Geoffrey’s Café

Scores with low prices and upscale comfort food
Rating: 3.0 stars
July 2, 2007 6:12:34 PM

Geoffrey’s café | 4257 Washington Street, Roslindale | Open Mon–Fri, 4 pm–midnight; and Sat & Sun, 10 am–midnight | AE, DI, MC, VI | Full bar | No valet parking | Street-level access | 617.325.1000
I was asked recently why all the new restaurants are so expensive. They’re not, I said, and pointed to Brownstone, which maintains reasonable prices despite its location on the Back Bay and South End dividing line. But I hadn’t yet been to Geoffrey’s, an inexpensive bistro that had flitted among three locations in those same two nabes, before it left town. Now, after a two-year hiatus, it’s returned, this time in the new hot spot of Roslindale Square (then again, perhaps it’s not such a hot spot, since this place has opened in one of the larger restaurant spaces, formerly Salute). Geoffrey’s has the good old mix of low prices and upscale comfort food, so even if there are weaknesses and shortcuts, it makes for a good night out and redeems all with enormous desserts.
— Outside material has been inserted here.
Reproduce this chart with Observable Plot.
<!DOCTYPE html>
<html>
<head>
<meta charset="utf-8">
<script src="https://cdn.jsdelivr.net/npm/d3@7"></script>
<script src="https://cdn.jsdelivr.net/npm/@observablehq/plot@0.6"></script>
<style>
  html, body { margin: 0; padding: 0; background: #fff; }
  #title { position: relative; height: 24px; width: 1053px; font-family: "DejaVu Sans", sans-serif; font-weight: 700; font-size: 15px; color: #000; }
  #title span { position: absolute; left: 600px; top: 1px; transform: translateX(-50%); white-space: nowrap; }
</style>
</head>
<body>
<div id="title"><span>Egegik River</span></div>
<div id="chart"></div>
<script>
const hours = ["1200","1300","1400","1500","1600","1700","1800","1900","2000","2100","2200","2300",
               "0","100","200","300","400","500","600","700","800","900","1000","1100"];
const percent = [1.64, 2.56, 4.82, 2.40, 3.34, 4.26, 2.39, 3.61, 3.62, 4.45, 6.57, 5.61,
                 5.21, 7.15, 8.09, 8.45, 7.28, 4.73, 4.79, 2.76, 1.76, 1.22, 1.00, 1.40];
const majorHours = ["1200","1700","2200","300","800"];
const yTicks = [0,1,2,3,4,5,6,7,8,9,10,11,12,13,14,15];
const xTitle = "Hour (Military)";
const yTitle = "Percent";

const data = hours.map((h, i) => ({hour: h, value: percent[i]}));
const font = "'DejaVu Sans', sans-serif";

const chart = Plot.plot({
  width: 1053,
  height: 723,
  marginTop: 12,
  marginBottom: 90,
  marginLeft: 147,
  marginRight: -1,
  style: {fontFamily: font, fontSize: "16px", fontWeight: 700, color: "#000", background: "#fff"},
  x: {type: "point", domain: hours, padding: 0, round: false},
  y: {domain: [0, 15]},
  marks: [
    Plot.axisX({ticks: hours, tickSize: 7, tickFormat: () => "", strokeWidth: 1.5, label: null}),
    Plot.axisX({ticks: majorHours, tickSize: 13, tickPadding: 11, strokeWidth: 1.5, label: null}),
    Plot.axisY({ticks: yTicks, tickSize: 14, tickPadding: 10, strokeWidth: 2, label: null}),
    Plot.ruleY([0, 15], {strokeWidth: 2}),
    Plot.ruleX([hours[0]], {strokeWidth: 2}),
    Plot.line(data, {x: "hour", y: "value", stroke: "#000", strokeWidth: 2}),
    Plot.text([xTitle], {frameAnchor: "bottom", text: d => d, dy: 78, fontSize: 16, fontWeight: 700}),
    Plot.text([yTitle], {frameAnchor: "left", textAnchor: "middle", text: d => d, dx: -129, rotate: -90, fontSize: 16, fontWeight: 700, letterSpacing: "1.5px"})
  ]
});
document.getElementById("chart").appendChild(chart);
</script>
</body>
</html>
Geoffrey’s new space is large but odd, with a long indoor dining room and high café windows that open to a patio. (So far, though, the windows have remained shuttered in favor of that old summer standby: AC.) On a warm night, I preferred one of the many outdoor tables to the inside, which was too cold and too loud. That said, the whole restaurant boasts something of a bar scene, though I personally did not admire the mixology. The décor inside is wine-colored dark purple with so many little mirrors glued to it that the walls seem like screens.

As for the food, it’s pretty much all good. There doesn’t seem to be a breadbasket, but that’s just as well with large portions. The surprising star of our appetizers was shrimp cakes ($8.95). I used to think that crab cakes offered more seafood flavor in the form of a composed patty, but that view fails to take into account the crunchy texture of chopped shrimp and the flavor that can be emphasized by the right herbs. Here, you get three shrimp cakes and an exciting hotted-up mayonnaise in which to dip them. Meanwhile, a grilled sausage appetizer ($5.95) features meaty homemade sausages from the Greek butcher shop next door. And the obligatory fried calamari ($7.95) is done well, with a better dip — sweet and peppery Thai “squid sauce” — than what usually accompanies this dish; fried rings of banana pepper add another jolt of spice.

If you must have the trendy wasabi-crusted pan-seared ahi tuna ($9.95), you’ll find it on the menu. Here, though, the wasabi is served on the side and the rare tuna slices are crusted with sesame seeds. As the old song says, “I like it like that.” You probably will too. Another good choice is the petite dinner salad ($3.95), with escarole, onions, and tomato. The only sub-par appetizer I tried was the “signature” cream of tomato soup ($2.75/cup; $3.25/bowl), and only because of its curdled and frothy appearance. I’d rather a creamier and less herbal soup, like Campbell’s.

Main dishes are a similar mix of predictable and above-average fare, with points going to the “old fashioned meatloaf” ($9.95). There’s no gravy, but the dish comes with a nice tomato glaze browned at the corners. The portion is almost the size of a building brick. And if that’s not enough for you, it also comes with a big scoop of skins-in mashed potatoes and grilled slices of zucchini. On the other end of the portion spectrum is the double pork chop ($14.95), which is not very thick and served on the bone, with the meat pushed up to make a handle. Fret not, big eaters: it comes with excellent mashed sweet potatoes that aren’t overly sweet, as well as a nice sauté of Vidalia onions and more grilled zucchini.

Dr. Atkins in the house? “John’s steak tip salad” ($10.95) is right out of the book, and the marinated steak tips are competitive with any in town. The salad is about the size of three of those petite dinner salads, but dressed with a thick, sweet, balsamic concoction. Chicken-and-herb dumplings ($9.95) are also good, except the dumplings are a little heavy and crumbly, like Mom’s not-her-best matzoh balls. And the herbs are nondescript. But there’s joy in a bowl of slightly starchy broth and plenty of chicken-breast meat with overcooked carrots and celery — that’s comfort food, Jack.